Troegs Troegenator Dopplebock pours cola brown with a moderate off-white head. The scent is a mixture of bready dark malts and a little boozy alcohol. The flavor is very malt forward, roasted grains, whole wheat toast, dark fruits like plum and raisin, and just a bit of chocolate. There is minimal hop flavor and just a bit of bitterness at the end. The beer is clean and drinkable, with a little lingering alcohol in the flavor. Troegenator drinks pretty easy for a bigger beer, but with a full 8.2% ABV it is a beer made for sipping. Overall this is a very solid version of the dopplebock style, big malt flavor combined with the drinkability that you expect from a lager. Hoppy Boston score: 4.25/5.
Previous Troegs reviews:
Troegs Sunshine Pils
Even though I named this blog Hoppy Boston the intention was always to focus on craft beer from around New England. While I’ve reviewed many beers from Maine, Vermont, New Hampshire, and Rhode Island (along with Massachusetts of course), this is my first review from Connecticut. I spent nearly two years living in CT and it seems that the craft beer scene was just taking off when I moved away. While there are many exciting breweries starting up in the state (many of whom I hope start distributing to MA), one old standby is the Thomas Hooker Brewing Company. Named for the founder of Hartford, Thomas Hooker has been brewing ales and lagers in Bloomflied CT since 2003. They produce a range of year-round and seasonal brews that are distributed to most of the Northeast. One of Thomas Hooker’s most popular year-round beers is Liberator, a German-style Dopplebock. Dopplebocks are typically dark and higher in alcohol, but have a clean finish and lighter mouthfeel due to the cold fermenting lager yeast. Liberator mixes Bavarian Lager yeast with traditional European hops and a range of dark malts.
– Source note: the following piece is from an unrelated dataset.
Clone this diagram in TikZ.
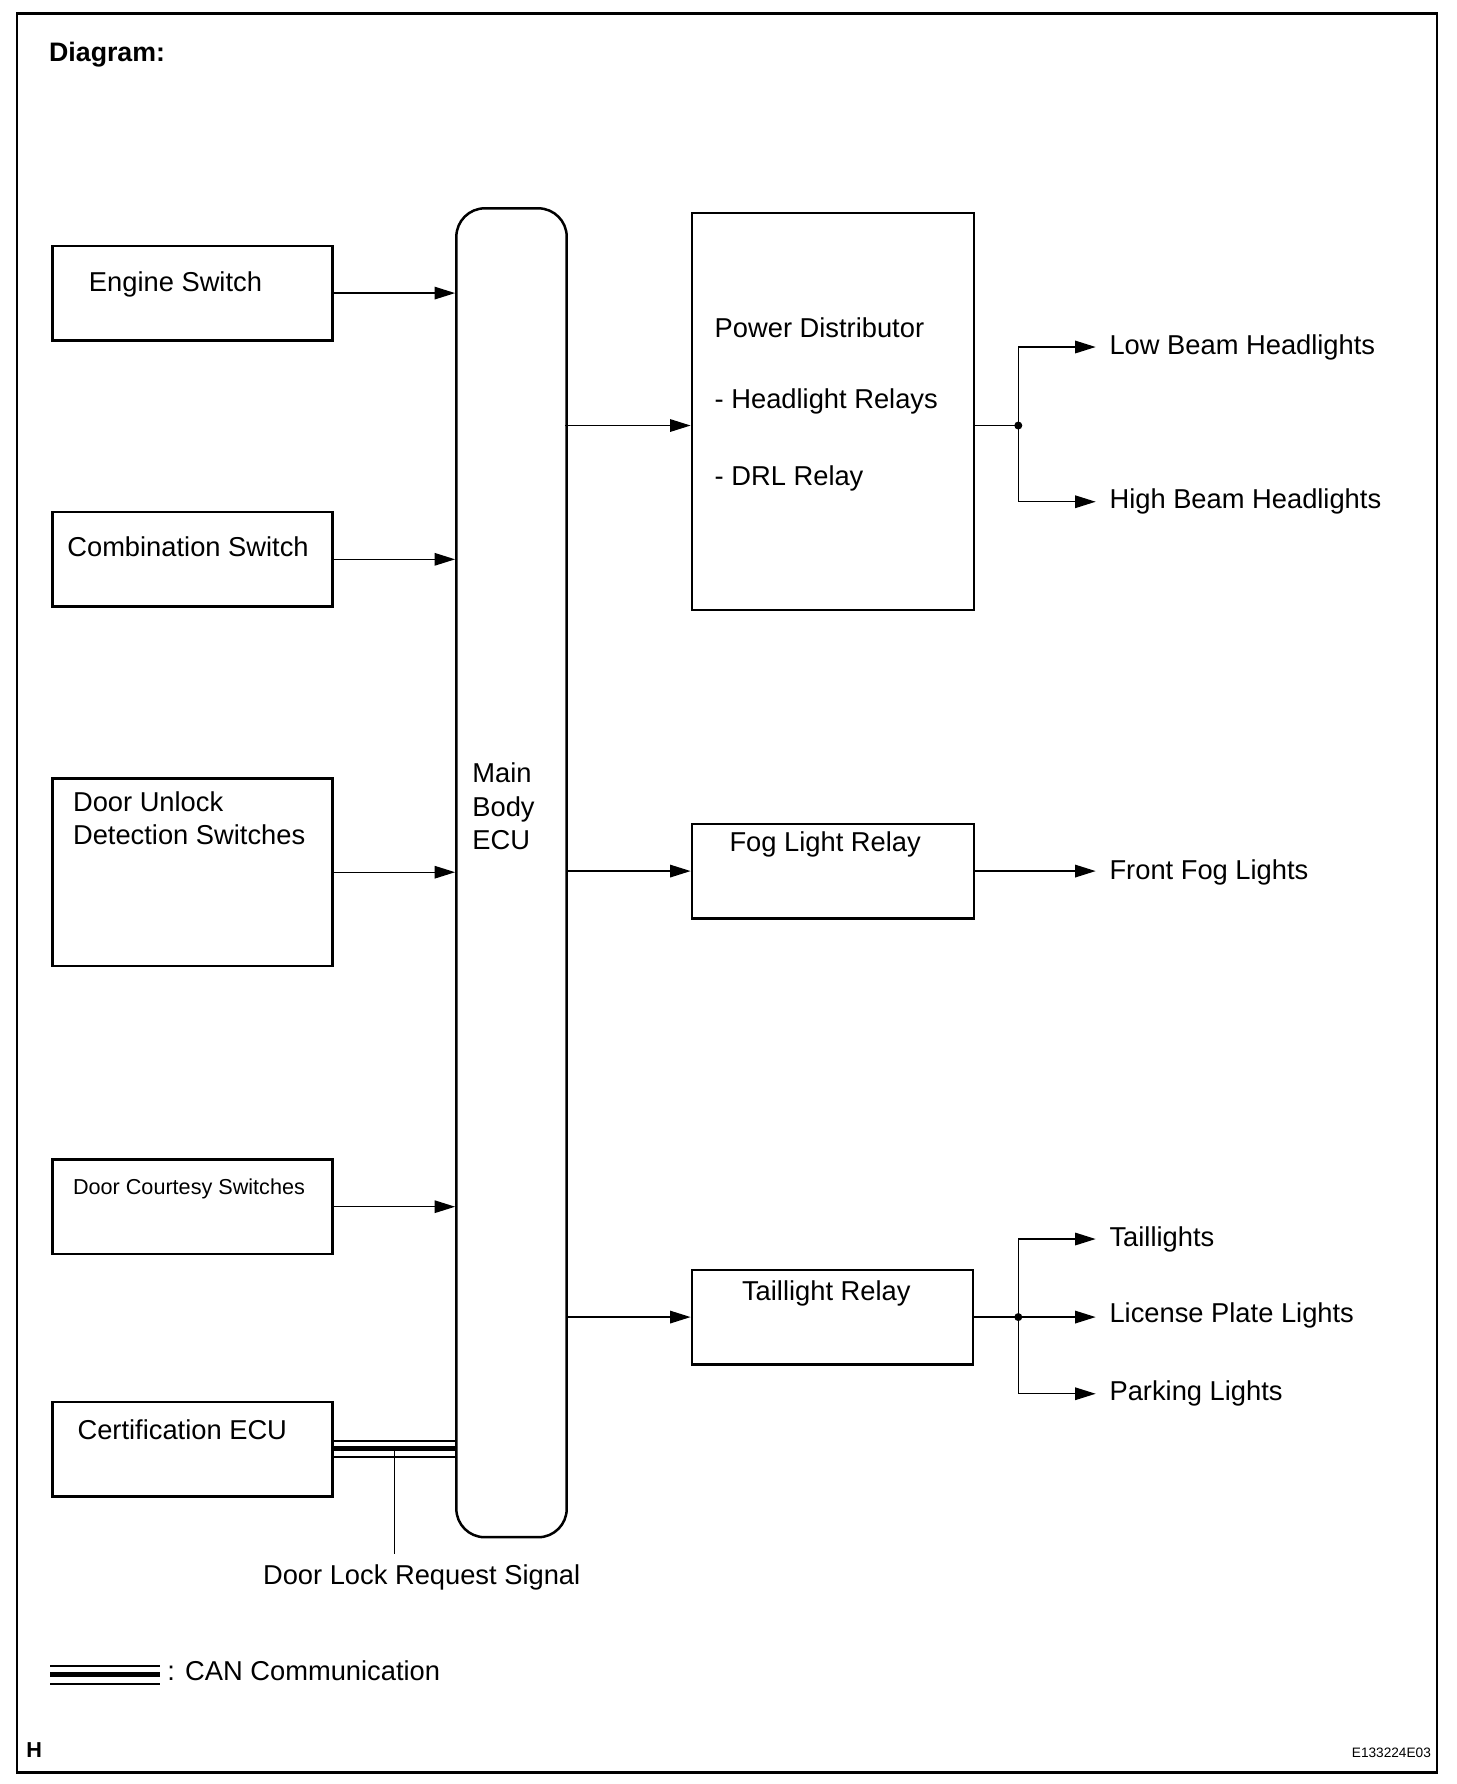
\documentclass[tikz,border=0pt]{standalone}
\usepackage{fontspec}
\setmainfont{Liberation Sans}
\usetikzlibrary{arrows.meta}
\tikzset{
  box/.style={draw, line width=2.2pt, inner sep=0pt, anchor=north west},
  ecubox/.style={draw, line width=2.2pt, rounded corners=25pt, inner sep=0pt, anchor=north west},
  txt/.style={anchor=base west, inner sep=0pt, font=\fontsize{24}{29}\selectfont},
  smalltxt/.style={anchor=base west, inner sep=0pt, font=\fontsize{19}{23}\selectfont},
  outtxt/.style={anchor=west, inner sep=0pt, font=\fontsize{24}{29}\selectfont},
  arr/.style={line width=1.2pt, -{Triangle[length=18pt,width=11pt]}},
  wire/.style={line width=1.2pt},
  thinbus/.style={line width=1.8pt},
  thickbus/.style={line width=4.6pt},
  junc/.style={circle, fill, inner sep=0pt, minimum size=7pt}
}
\begin{document}
\begin{tikzpicture}[x=1pt,y=-1pt]
\useasboundingbox (0,0) rectangle (1280,1568);
% frame
\draw[line width=2.2pt] (15,12) rectangle (1263,1558);
\node[anchor=base west, inner sep=0pt, font=\fontsize{23.5}{28}\selectfont\bfseries] (title) at (43,54) {Diagram:};
\node[anchor=base west, inner sep=0pt, font=\fontsize{19}{22}\selectfont\bfseries] (hmark) at (23,1545) {H};
\node[anchor=base west, inner sep=0pt, font=\fontsize{12}{14}\selectfont] (code) at (1188,1545) {E133224E03};

% left boxes
\node[box, minimum width=246pt, minimum height=83pt] (eng) at (45,215) {};
\node[txt] (engt) at (78,256) {Engine Switch};
\node[box, minimum width=246pt, minimum height=83pt] (comb) at (45,449) {};
\node[txt] (combt) at (59,489) {Combination Switch};
\node[box, minimum width=246pt, minimum height=165pt] (dul) at (45,683) {};
\node[txt] (dult1) at (64,713) {Door Unlock};
\node[txt] (dult2) at (64,742) {Detection Switches};
\node[box, minimum width=246pt, minimum height=83pt] (dcs) at (45,1018) {};
\node[smalltxt] (dcst) at (64,1050) {Door Courtesy Switches};
\node[box, minimum width=246pt, minimum height=83pt] (cert) at (45,1231) {};
\node[txt] (certt) at (68,1265) {Certification ECU};

% main body ECU
\node[ecubox, minimum width=97pt, minimum height=1168pt] (ecu) at (400,182) {};
\node[txt] (ecut1) at (415,688) {Main};
\node[txt] (ecut2) at (415,718) {Body};
\node[txt] (ecut3) at (415,747) {ECU};

% right boxes
\node[box, minimum width=248pt, minimum height=349pt] (pd) at (607,186) {};
\node[txt] (pdt1) at (628,297) {Power Distributor};
\node[txt] (pdt2) at (628,359) {- Headlight Relays};
\node[txt] (pdt3) at (628,427) {- DRL Relay};
\node[box, minimum width=248pt, minimum height=83pt] (fog) at (607,723) {};
\node[txt] (fogt) at (641,748) {Fog Light Relay};
\node[box, minimum width=247pt, minimum height=83pt] (tail) at (607,1115) {};
\node[txt] (tailt) at (652,1143) {Taillight Relay};

% outputs
\node[outtxt] (low) at (975,305) {Low Beam Headlights};
\node[outtxt] (high) at (975,441) {High Beam Headlights};
\node[outtxt] (ffog) at (975,767) {Front Fog Lights};
\node[outtxt] (tl) at (975,1089) {Taillights};
\node[outtxt] (lic) at (975,1156) {License Plate Lights};
\node[outtxt] (park) at (975,1225) {Parking Lights};

% inputs to ECU
\draw[arr] (eng.east) -- (eng.east -| ecu.west);
\draw[arr] (comb.east) -- (comb.east -| ecu.west);
\draw[arr] (dul.east) -- (dul.east -| ecu.west);
\draw[arr] (dcs.east) -- (dcs.east -| ecu.west);

% CAN bus
\coordinate (canA) at (291,1266.5);
\coordinate (canB) at (291,1273.3);
\coordinate (canC) at (291,1280.5);
\draw[thinbus] (canA) -- (canA -| ecu.west);
\draw[thickbus] (canB) -- (canB -| ecu.west);
\draw[thinbus] (canC) -- (canC -| ecu.west);
\coordinate (ldtop) at (346.5,1274);
\node[txt] (dlrs) at (231,1393) {Door Lock Request Signal};
\draw[wire] (ldtop) -- (346.5,1366);

% ECU outputs
\coordinate (e1) at (497,374);
\draw[arr] (e1) -- (e1 -| pd.west);
\draw[arr] (fog.west -| ecu.east) -- (fog.west);
\draw[arr] (tail.west -| ecu.east) -- (tail.west);

% power distributor branches
\node[junc] (j1) at (895,374) {};
\draw[wire] (e1 -| pd.east) -- (j1.center);
\draw[arr] (j1.center) |- ([xshift=-12pt]low.west);
\draw[arr] (j1.center) |- ([xshift=-12pt]high.west);

% fog
\draw[arr] (fog.east) -- ([xshift=-12pt]fog.east -| ffog.west);

% taillight branches
\node[junc] (j2) at (tail.east -| 895,0) {};
\draw[wire] (tail.east) -- (j2.center);
\draw[arr] (j2.center) |- ([xshift=-12pt]tl.west);
\draw[arr] (j2.center) -- ([xshift=-12pt]j2.center -| lic.west);
\draw[arr] (j2.center) |- ([xshift=-12pt]park.west);

% legend
\coordinate (lgA) at (44,1464);
\coordinate (lgB) at (44,1472);
\coordinate (lgC) at (44,1480);
\draw[thinbus] (lgA) -- (141,1464);
\draw[thickbus] (lgB) -- (141,1472);
\draw[thinbus] (lgC) -- (141,1480);
\node[txt] (lgt) at (147,1477) {: CAN Communication};
\end{tikzpicture}
\end{document}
Thomas Hooker Liberator Dopplebock pours cola brown with a solid but quickly dissipating off-white head. The smell is mostly dark malts, with scents of chocolate, brown sugar and toasted bread. The taste is also very malt forward, milk chocolate, caramel, roasted barley and a little coffee flavor. There is a touch of hops in the backbone that don’t contribute much flavor, but keep the beer from being overly sweet. The beer is pretty light in body and easy to drink for a malt-forward dark beer – you don’t get that heavy mouthfeel that accompanies some big stouts and porters. Despite this lighter mouthfeel, Liberator comes in at a full 8.5% ABV, so this isn’t a light beer by any measure. The finish is very clean, just a hint of malt sweetness in the aftertaste. This is a great winter into spring beer, rich and full enough for the cold yet easier to drink than some heavy winter beers. Hoppy Boston score: 4.5/5.